Todos quieren mantener algo a salvo, ya sea su propia casa, sus valores en una caja fuerte o sus pensamientos en un diario íntimo cerrado con un candadito. La primera y más efectiva medida de seguridad, en todos estos casos y más, es un cerrojo, ya sea de combinación o con llave.

La llave es el elemento clave. Hay llaves para puertas, vehículos, cajones, muebles, candados, hasta para accionar máquinas. La mayoría de las llaves son de metal, aunque en la actualidad hay cerraduras que se abren con tarjetas magnéticas, o con piezas de plástico que parecen llaves pero en realidad son electrónicas. Sin embargo, casi todas las llaves que una persona lleva en su llavero (y hay gente que puede tener una docena o más en el bolsillo) descienden de las primitivas llaves de bronce dentadas.
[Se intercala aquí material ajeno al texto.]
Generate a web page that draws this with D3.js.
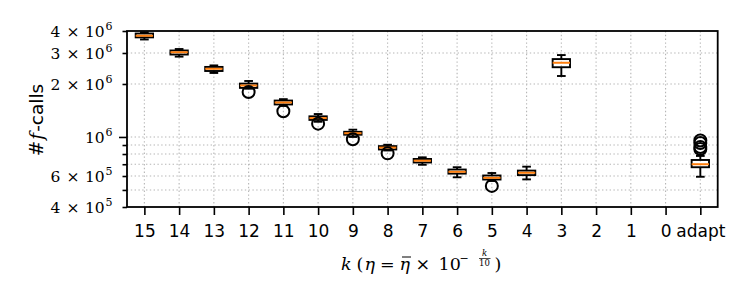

Quien se entiende con ese complicado mundo de llaves y cerrojos es el cerrajero. Sólo él puede auxiliar a quien perdió la llave, rompió la cerradura u olvidó la combinación. El mundo del cerrajero está repleto de ­precisión milimétrica, movimientos mínimos y mecanismos tan delicados como resistentes.

Un taller de cerrajería se compone, básicamente, de varias máquinas especiales para reproducir llaves y de herramientas manuales, sutiles, como limas diminutas, o groseras, como un gran martillo para cuando todo lo demás falla.

Un cerrajero tiene que tener dedos hábiles, buen oído y un tacto sutil. Una mínima vibración en una llave o en un mecanismo le puede estar indicando cuándo la cerradura funciona o cuándo es conveniente dejar de aplicar presión. También debe tener algo de amor por los puzzles y rompecabezas, porque muy a menudo los mecanismos de un cerrojo son una combinación compleja de piezas articuladas entre sí.

El cerrajero es el amo y señor de lo inexpugnable, y los de su oficio están siempre en lucha con su reflejo oscuro, que comparte muchas de sus artes y sutilezas con fines totalmente opuestos: el ladrón.